• **Task details**: Copy, from the entries below, each line where the word "this" can be found.

Source code of charts:
+ + +
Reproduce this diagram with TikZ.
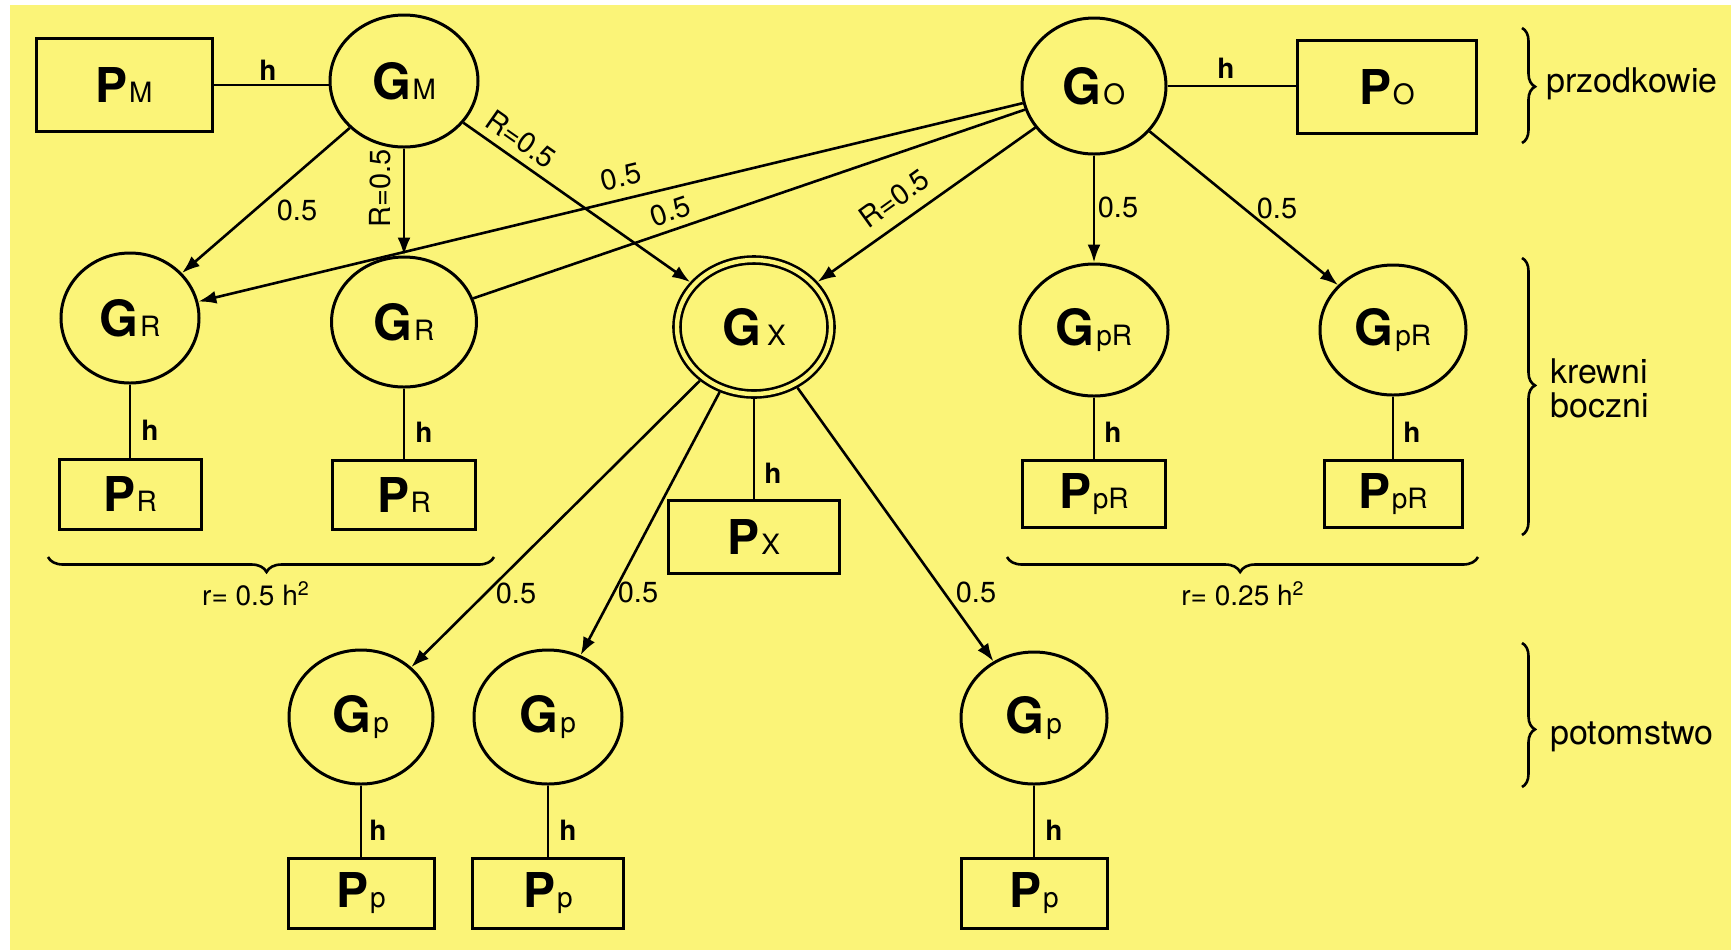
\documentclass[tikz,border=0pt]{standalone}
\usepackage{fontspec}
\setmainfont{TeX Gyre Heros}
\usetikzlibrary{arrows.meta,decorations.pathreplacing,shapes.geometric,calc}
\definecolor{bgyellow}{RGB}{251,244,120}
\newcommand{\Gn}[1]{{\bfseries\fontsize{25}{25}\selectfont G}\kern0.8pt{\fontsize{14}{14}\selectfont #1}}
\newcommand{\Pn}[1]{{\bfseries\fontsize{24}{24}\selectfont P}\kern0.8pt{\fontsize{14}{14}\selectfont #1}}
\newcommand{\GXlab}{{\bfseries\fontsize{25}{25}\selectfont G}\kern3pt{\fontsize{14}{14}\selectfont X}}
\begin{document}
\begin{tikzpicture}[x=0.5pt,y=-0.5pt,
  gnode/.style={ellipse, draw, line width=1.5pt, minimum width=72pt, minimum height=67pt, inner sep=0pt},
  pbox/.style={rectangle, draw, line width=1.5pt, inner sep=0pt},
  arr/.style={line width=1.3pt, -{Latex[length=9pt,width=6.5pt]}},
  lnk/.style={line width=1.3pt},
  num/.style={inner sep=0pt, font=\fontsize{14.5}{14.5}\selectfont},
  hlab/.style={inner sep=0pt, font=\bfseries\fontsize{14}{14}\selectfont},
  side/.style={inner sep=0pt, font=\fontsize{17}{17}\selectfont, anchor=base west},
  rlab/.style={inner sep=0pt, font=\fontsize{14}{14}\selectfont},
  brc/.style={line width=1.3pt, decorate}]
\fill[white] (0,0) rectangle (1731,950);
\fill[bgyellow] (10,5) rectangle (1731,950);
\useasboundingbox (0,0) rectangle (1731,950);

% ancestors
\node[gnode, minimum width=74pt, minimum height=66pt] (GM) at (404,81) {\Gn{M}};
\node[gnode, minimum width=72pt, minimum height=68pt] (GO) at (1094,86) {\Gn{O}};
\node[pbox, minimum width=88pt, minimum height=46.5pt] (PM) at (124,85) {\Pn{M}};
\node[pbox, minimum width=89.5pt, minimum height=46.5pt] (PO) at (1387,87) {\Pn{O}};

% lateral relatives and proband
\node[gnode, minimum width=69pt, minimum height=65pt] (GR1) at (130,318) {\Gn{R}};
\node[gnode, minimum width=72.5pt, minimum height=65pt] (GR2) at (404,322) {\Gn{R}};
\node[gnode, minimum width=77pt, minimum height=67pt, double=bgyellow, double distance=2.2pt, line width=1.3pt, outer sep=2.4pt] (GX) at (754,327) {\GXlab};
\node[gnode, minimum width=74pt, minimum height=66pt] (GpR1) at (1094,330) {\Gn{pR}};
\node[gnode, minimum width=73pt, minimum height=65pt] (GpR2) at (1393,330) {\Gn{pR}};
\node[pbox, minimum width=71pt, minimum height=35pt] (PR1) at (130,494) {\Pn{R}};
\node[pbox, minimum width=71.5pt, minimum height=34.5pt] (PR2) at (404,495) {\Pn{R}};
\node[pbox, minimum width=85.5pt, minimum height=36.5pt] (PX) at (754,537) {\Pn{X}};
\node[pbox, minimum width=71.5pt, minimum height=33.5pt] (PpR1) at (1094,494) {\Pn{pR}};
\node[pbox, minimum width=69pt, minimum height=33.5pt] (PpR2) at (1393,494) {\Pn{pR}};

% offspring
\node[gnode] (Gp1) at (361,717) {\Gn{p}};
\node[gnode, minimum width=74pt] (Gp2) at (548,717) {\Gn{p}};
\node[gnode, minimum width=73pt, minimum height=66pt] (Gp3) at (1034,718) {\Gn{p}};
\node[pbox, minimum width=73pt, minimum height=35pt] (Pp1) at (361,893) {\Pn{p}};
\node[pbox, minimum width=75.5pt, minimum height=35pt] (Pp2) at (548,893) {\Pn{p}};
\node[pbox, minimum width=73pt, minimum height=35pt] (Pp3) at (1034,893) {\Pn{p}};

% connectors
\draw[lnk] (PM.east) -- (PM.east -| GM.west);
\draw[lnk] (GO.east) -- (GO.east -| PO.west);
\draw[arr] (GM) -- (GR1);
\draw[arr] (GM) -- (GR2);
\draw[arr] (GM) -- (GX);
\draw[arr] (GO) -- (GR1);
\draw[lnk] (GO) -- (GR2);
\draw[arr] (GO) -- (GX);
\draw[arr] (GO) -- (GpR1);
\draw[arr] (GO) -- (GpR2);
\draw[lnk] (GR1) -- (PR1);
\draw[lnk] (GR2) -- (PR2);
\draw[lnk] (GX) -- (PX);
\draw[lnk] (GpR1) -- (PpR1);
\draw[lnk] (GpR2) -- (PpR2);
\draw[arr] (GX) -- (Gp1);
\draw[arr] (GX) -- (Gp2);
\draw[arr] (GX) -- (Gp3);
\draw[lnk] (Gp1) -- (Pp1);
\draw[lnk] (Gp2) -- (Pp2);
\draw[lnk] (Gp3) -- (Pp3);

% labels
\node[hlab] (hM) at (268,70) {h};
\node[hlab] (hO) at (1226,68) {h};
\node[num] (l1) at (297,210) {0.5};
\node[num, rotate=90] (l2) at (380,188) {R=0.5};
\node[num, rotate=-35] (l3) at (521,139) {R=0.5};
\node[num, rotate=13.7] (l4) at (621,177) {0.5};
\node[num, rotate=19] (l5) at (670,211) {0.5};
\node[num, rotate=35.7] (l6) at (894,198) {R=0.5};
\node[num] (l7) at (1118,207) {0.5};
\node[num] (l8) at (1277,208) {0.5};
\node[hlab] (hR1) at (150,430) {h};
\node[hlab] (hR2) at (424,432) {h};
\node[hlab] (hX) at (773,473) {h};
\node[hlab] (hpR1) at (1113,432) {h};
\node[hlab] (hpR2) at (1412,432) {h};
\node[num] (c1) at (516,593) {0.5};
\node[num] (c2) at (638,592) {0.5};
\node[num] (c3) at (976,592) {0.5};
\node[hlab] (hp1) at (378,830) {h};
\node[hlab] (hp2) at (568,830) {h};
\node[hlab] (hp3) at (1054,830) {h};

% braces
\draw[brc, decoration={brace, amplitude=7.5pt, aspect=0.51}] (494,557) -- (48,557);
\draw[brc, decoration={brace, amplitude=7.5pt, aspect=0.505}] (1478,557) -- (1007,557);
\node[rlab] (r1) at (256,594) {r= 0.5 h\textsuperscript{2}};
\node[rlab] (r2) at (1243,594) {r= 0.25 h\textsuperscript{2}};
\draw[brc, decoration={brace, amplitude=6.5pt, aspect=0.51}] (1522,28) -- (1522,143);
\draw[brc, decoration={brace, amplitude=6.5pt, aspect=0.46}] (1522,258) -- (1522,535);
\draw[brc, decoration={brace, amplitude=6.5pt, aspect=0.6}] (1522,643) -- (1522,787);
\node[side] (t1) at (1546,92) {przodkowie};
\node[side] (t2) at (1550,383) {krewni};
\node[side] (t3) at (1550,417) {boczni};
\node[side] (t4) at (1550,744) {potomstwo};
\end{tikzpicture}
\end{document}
+ + +
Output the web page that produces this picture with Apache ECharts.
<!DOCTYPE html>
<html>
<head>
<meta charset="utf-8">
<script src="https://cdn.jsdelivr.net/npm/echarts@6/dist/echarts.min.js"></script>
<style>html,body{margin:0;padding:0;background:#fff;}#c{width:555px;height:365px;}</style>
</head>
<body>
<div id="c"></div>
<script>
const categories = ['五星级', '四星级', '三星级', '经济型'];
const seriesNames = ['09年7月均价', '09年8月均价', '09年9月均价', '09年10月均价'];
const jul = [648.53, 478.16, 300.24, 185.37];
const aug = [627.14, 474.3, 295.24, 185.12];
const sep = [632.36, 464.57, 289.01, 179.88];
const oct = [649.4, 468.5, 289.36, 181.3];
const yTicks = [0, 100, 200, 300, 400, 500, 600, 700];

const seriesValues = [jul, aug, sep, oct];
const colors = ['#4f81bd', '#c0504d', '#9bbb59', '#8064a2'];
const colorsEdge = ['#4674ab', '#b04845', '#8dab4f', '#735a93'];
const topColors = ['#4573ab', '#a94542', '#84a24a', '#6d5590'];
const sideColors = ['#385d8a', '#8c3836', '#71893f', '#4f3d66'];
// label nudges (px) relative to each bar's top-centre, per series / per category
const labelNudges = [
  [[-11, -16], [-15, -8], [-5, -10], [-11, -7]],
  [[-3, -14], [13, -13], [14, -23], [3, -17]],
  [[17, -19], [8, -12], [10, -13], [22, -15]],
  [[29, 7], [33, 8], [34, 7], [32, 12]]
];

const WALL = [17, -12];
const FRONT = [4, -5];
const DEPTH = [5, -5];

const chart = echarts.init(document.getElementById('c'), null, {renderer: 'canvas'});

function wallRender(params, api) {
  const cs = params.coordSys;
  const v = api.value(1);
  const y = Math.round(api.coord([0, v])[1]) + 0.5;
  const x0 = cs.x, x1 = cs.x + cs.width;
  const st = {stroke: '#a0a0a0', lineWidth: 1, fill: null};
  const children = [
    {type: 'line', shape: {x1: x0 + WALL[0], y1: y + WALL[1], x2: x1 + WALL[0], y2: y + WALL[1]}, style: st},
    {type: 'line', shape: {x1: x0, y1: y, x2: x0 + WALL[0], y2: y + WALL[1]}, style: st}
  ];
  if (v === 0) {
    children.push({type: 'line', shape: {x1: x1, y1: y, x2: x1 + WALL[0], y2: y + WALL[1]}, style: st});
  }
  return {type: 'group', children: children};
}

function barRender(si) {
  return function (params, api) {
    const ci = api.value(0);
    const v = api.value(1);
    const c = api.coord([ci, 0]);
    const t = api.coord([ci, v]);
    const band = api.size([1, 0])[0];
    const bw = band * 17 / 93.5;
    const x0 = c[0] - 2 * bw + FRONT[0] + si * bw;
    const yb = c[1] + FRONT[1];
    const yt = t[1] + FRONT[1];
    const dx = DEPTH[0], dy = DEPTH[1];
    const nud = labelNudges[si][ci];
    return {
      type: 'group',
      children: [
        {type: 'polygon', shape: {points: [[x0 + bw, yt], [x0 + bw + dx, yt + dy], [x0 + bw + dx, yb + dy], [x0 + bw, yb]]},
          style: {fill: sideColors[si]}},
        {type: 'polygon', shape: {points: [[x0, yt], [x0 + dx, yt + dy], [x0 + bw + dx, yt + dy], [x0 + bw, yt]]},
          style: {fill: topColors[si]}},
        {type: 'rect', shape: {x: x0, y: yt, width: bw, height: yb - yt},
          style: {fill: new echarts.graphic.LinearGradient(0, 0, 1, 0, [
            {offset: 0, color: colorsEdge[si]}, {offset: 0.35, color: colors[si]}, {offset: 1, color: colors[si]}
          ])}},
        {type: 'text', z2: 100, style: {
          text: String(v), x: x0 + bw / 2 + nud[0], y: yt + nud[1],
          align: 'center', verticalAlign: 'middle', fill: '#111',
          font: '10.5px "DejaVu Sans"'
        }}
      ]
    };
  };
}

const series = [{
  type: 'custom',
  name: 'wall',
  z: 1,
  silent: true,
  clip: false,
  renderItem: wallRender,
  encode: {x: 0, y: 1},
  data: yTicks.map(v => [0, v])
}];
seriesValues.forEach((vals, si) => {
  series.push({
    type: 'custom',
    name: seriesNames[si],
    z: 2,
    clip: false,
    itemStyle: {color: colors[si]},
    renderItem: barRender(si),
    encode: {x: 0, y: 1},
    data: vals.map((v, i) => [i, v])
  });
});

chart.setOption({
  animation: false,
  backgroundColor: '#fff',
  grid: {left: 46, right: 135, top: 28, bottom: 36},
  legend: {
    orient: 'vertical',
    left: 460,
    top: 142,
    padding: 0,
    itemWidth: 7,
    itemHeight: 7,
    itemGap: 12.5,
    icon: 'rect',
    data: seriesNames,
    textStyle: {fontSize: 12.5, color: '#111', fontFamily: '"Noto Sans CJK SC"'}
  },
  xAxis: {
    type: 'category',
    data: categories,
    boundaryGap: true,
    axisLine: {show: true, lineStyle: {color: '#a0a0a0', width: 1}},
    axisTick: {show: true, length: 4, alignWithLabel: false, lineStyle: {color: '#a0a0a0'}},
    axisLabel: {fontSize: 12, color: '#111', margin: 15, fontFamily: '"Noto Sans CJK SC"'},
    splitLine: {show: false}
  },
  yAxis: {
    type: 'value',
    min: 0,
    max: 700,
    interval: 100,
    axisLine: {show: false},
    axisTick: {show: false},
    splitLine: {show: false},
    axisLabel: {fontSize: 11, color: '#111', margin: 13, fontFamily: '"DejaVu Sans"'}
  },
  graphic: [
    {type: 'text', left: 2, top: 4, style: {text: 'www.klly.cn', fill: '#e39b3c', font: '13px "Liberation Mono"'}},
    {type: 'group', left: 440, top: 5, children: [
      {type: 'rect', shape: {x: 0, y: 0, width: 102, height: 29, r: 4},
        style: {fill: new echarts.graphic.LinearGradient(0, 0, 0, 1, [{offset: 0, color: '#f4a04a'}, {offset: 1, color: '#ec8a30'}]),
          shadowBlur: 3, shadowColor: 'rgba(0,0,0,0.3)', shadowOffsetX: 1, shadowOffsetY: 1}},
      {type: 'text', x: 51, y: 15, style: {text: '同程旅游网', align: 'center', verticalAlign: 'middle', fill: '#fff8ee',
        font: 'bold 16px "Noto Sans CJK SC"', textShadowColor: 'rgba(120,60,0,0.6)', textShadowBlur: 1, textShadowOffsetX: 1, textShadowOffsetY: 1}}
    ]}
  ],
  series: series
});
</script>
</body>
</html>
+ + +
• **Solution to the problem**:
Reproduce this diagram with TikZ.
Output the web page that produces this picture with Apache ECharts.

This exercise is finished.